TASK REQUIREMENTS —
Write the material out again in full, exactly.

DATA SECTION —
──────────

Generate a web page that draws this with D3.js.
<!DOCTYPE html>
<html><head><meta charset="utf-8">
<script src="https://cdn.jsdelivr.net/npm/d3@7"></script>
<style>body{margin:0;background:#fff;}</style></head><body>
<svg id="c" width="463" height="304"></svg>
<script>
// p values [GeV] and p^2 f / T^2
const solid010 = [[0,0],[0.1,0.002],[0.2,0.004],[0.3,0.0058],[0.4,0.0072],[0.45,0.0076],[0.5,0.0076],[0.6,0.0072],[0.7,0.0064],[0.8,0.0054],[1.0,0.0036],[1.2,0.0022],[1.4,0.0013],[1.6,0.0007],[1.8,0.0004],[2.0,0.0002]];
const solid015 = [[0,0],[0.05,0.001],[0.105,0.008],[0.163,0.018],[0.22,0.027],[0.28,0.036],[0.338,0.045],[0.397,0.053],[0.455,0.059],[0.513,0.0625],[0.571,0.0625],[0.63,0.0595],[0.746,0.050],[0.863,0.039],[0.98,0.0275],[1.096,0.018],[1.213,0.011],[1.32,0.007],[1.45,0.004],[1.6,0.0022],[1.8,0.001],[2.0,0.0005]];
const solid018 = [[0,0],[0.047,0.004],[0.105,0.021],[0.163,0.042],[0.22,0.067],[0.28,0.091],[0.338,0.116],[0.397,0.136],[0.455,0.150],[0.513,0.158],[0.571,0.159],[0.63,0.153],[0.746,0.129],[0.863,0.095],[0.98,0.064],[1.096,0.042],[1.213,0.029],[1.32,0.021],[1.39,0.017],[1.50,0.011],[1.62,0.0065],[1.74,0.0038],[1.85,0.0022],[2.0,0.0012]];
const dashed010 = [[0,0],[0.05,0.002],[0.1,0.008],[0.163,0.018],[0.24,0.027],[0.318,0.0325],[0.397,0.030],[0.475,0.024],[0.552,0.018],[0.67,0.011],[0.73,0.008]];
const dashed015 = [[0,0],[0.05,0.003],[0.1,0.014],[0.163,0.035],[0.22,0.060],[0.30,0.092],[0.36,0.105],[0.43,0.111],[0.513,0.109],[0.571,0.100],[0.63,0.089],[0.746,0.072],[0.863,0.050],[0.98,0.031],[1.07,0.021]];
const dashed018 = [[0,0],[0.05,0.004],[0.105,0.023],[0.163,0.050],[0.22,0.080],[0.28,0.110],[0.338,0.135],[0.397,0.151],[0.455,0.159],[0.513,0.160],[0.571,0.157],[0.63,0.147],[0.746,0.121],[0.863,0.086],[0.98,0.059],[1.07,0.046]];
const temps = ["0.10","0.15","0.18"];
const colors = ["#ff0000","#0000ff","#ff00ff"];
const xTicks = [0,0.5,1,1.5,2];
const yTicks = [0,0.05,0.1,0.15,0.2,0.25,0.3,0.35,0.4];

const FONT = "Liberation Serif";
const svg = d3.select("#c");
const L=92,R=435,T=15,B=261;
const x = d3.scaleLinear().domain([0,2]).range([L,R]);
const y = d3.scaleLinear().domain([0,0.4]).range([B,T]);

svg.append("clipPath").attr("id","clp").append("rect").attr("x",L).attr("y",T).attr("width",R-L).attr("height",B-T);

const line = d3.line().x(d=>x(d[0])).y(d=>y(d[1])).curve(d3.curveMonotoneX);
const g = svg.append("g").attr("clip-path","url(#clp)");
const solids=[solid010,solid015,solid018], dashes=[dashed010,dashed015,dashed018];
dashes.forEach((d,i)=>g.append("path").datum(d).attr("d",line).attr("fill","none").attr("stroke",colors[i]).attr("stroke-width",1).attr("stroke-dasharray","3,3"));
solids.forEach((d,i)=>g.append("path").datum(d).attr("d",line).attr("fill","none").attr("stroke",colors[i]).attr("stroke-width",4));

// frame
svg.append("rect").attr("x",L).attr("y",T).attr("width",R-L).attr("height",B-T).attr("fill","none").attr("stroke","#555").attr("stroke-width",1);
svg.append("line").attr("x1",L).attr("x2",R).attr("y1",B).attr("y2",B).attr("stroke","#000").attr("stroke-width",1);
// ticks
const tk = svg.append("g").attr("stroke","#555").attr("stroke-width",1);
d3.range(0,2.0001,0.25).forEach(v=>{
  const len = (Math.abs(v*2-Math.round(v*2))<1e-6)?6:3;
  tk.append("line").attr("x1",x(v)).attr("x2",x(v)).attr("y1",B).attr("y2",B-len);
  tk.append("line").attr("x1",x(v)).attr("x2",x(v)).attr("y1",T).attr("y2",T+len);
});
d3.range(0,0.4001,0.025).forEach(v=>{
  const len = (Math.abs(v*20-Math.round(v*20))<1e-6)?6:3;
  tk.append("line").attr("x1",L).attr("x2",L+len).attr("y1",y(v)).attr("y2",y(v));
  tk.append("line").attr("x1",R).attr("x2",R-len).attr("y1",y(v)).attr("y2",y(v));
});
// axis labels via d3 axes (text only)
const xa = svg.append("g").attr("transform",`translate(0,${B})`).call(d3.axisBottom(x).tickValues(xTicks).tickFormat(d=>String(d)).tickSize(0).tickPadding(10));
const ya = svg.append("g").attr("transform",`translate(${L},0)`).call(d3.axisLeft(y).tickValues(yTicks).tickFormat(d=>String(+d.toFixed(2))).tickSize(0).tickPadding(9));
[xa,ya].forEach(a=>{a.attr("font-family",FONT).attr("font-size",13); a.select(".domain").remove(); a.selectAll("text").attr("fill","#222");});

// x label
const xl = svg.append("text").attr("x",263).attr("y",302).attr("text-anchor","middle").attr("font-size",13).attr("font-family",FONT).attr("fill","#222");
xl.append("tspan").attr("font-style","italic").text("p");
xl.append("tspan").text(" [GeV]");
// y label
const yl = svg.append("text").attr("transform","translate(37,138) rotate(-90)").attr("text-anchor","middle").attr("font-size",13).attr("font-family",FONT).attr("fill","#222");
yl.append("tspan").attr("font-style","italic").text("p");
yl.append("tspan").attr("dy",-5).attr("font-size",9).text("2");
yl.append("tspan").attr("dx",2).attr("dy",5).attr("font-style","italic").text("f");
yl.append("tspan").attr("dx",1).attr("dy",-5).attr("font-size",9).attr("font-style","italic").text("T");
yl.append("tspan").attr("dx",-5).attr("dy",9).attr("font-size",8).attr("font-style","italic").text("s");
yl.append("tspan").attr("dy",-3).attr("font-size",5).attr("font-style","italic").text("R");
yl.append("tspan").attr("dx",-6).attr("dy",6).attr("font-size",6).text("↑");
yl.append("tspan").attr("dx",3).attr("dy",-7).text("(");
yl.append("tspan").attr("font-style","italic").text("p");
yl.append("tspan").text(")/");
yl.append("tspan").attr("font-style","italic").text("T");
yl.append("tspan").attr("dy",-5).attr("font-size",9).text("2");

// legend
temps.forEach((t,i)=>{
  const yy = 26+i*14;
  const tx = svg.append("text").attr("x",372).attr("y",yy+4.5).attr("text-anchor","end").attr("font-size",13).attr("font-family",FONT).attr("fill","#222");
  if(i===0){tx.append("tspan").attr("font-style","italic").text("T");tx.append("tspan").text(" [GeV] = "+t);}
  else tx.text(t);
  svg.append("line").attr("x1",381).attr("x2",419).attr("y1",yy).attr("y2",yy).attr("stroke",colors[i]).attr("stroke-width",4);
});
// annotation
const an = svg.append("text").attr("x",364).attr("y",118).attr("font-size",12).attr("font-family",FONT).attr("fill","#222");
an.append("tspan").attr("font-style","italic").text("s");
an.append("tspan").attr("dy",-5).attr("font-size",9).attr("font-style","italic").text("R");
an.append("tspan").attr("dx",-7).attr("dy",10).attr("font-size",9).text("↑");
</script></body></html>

──────────

EXERCISE RESULT —
Generate a web page that draws this with D3.js.
<!DOCTYPE html>
<html><head><meta charset="utf-8">
<script src="https://cdn.jsdelivr.net/npm/d3@7"></script>
<style>body{margin:0;background:#fff;}</style></head><body>
<svg id="c" width="463" height="304"></svg>
<script>
// p values [GeV] and p^2 f / T^2
const solid010 = [[0,0],[0.1,0.002],[0.2,0.004],[0.3,0.0058],[0.4,0.0072],[0.45,0.0076],[0.5,0.0076],[0.6,0.0072],[0.7,0.0064],[0.8,0.0054],[1.0,0.0036],[1.2,0.0022],[1.4,0.0013],[1.6,0.0007],[1.8,0.0004],[2.0,0.0002]];
const solid015 = [[0,0],[0.05,0.001],[0.105,0.008],[0.163,0.018],[0.22,0.027],[0.28,0.036],[0.338,0.045],[0.397,0.053],[0.455,0.059],[0.513,0.0625],[0.571,0.0625],[0.63,0.0595],[0.746,0.050],[0.863,0.039],[0.98,0.0275],[1.096,0.018],[1.213,0.011],[1.32,0.007],[1.45,0.004],[1.6,0.0022],[1.8,0.001],[2.0,0.0005]];
const solid018 = [[0,0],[0.047,0.004],[0.105,0.021],[0.163,0.042],[0.22,0.067],[0.28,0.091],[0.338,0.116],[0.397,0.136],[0.455,0.150],[0.513,0.158],[0.571,0.159],[0.63,0.153],[0.746,0.129],[0.863,0.095],[0.98,0.064],[1.096,0.042],[1.213,0.029],[1.32,0.021],[1.39,0.017],[1.50,0.011],[1.62,0.0065],[1.74,0.0038],[1.85,0.0022],[2.0,0.0012]];
const dashed010 = [[0,0],[0.05,0.002],[0.1,0.008],[0.163,0.018],[0.24,0.027],[0.318,0.0325],[0.397,0.030],[0.475,0.024],[0.552,0.018],[0.67,0.011],[0.73,0.008]];
const dashed015 = [[0,0],[0.05,0.003],[0.1,0.014],[0.163,0.035],[0.22,0.060],[0.30,0.092],[0.36,0.105],[0.43,0.111],[0.513,0.109],[0.571,0.100],[0.63,0.089],[0.746,0.072],[0.863,0.050],[0.98,0.031],[1.07,0.021]];
const dashed018 = [[0,0],[0.05,0.004],[0.105,0.023],[0.163,0.050],[0.22,0.080],[0.28,0.110],[0.338,0.135],[0.397,0.151],[0.455,0.159],[0.513,0.160],[0.571,0.157],[0.63,0.147],[0.746,0.121],[0.863,0.086],[0.98,0.059],[1.07,0.046]];
const temps = ["0.10","0.15","0.18"];
const colors = ["#ff0000","#0000ff","#ff00ff"];
const xTicks = [0,0.5,1,1.5,2];
const yTicks = [0,0.05,0.1,0.15,0.2,0.25,0.3,0.35,0.4];

const FONT = "Liberation Serif";
const svg = d3.select("#c");
const L=92,R=435,T=15,B=261;
const x = d3.scaleLinear().domain([0,2]).range([L,R]);
const y = d3.scaleLinear().domain([0,0.4]).range([B,T]);

svg.append("clipPath").attr("id","clp").append("rect").attr("x",L).attr("y",T).attr("width",R-L).attr("height",B-T);

const line = d3.line().x(d=>x(d[0])).y(d=>y(d[1])).curve(d3.curveMonotoneX);
const g = svg.append("g").attr("clip-path","url(#clp)");
const solids=[solid010,solid015,solid018], dashes=[dashed010,dashed015,dashed018];
dashes.forEach((d,i)=>g.append("path").datum(d).attr("d",line).attr("fill","none").attr("stroke",colors[i]).attr("stroke-width",1).attr("stroke-dasharray","3,3"));
solids.forEach((d,i)=>g.append("path").datum(d).attr("d",line).attr("fill","none").attr("stroke",colors[i]).attr("stroke-width",4));

// frame
svg.append("rect").attr("x",L).attr("y",T).attr("width",R-L).attr("height",B-T).attr("fill","none").attr("stroke","#555").attr("stroke-width",1);
svg.append("line").attr("x1",L).attr("x2",R).attr("y1",B).attr("y2",B).attr("stroke","#000").attr("stroke-width",1);
// ticks
const tk = svg.append("g").attr("stroke","#555").attr("stroke-width",1);
d3.range(0,2.0001,0.25).forEach(v=>{
  const len = (Math.abs(v*2-Math.round(v*2))<1e-6)?6:3;
  tk.append("line").attr("x1",x(v)).attr("x2",x(v)).attr("y1",B).attr("y2",B-len);
  tk.append("line").attr("x1",x(v)).attr("x2",x(v)).attr("y1",T).attr("y2",T+len);
});
d3.range(0,0.4001,0.025).forEach(v=>{
  const len = (Math.abs(v*20-Math.round(v*20))<1e-6)?6:3;
  tk.append("line").attr("x1",L).attr("x2",L+len).attr("y1",y(v)).attr("y2",y(v));
  tk.append("line").attr("x1",R).attr("x2",R-len).attr("y1",y(v)).attr("y2",y(v));
});
// axis labels via d3 axes (text only)
const xa = svg.append("g").attr("transform",`translate(0,${B})`).call(d3.axisBottom(x).tickValues(xTicks).tickFormat(d=>String(d)).tickSize(0).tickPadding(10));
const ya = svg.append("g").attr("transform",`translate(${L},0)`).call(d3.axisLeft(y).tickValues(yTicks).tickFormat(d=>String(+d.toFixed(2))).tickSize(0).tickPadding(9));
[xa,ya].forEach(a=>{a.attr("font-family",FONT).attr("font-size",13); a.select(".domain").remove(); a.selectAll("text").attr("fill","#222");});

// x label
const xl = svg.append("text").attr("x",263).attr("y",302).attr("text-anchor","middle").attr("font-size",13).attr("font-family",FONT).attr("fill","#222");
xl.append("tspan").attr("font-style","italic").text("p");
xl.append("tspan").text(" [GeV]");
// y label
const yl = svg.append("text").attr("transform","translate(37,138) rotate(-90)").attr("text-anchor","middle").attr("font-size",13).attr("font-family",FONT).attr("fill","#222");
yl.append("tspan").attr("font-style","italic").text("p");
yl.append("tspan").attr("dy",-5).attr("font-size",9).text("2");
yl.append("tspan").attr("dx",2).attr("dy",5).attr("font-style","italic").text("f");
yl.append("tspan").attr("dx",1).attr("dy",-5).attr("font-size",9).attr("font-style","italic").text("T");
yl.append("tspan").attr("dx",-5).attr("dy",9).attr("font-size",8).attr("font-style","italic").text("s");
yl.append("tspan").attr("dy",-3).attr("font-size",5).attr("font-style","italic").text("R");
yl.append("tspan").attr("dx",-6).attr("dy",6).attr("font-size",6).text("↑");
yl.append("tspan").attr("dx",3).attr("dy",-7).text("(");
yl.append("tspan").attr("font-style","italic").text("p");
yl.append("tspan").text(")/");
yl.append("tspan").attr("font-style","italic").text("T");
yl.append("tspan").attr("dy",-5).attr("font-size",9).text("2");

// legend
temps.forEach((t,i)=>{
  const yy = 26+i*14;
  const tx = svg.append("text").attr("x",372).attr("y",yy+4.5).attr("text-anchor","end").attr("font-size",13).attr("font-family",FONT).attr("fill","#222");
  if(i===0){tx.append("tspan").attr("font-style","italic").text("T");tx.append("tspan").text(" [GeV] = "+t);}
  else tx.text(t);
  svg.append("line").attr("x1",381).attr("x2",419).attr("y1",yy).attr("y2",yy).attr("stroke",colors[i]).attr("stroke-width",4);
});
// annotation
const an = svg.append("text").attr("x",364).attr("y",118).attr("font-size",12).attr("font-family",FONT).attr("fill","#222");
an.append("tspan").attr("font-style","italic").text("s");
an.append("tspan").attr("dy",-5).attr("font-size",9).attr("font-style","italic").text("R");
an.append("tspan").attr("dx",-7).attr("dy",10).attr("font-size",9).text("↑");
</script></body></html>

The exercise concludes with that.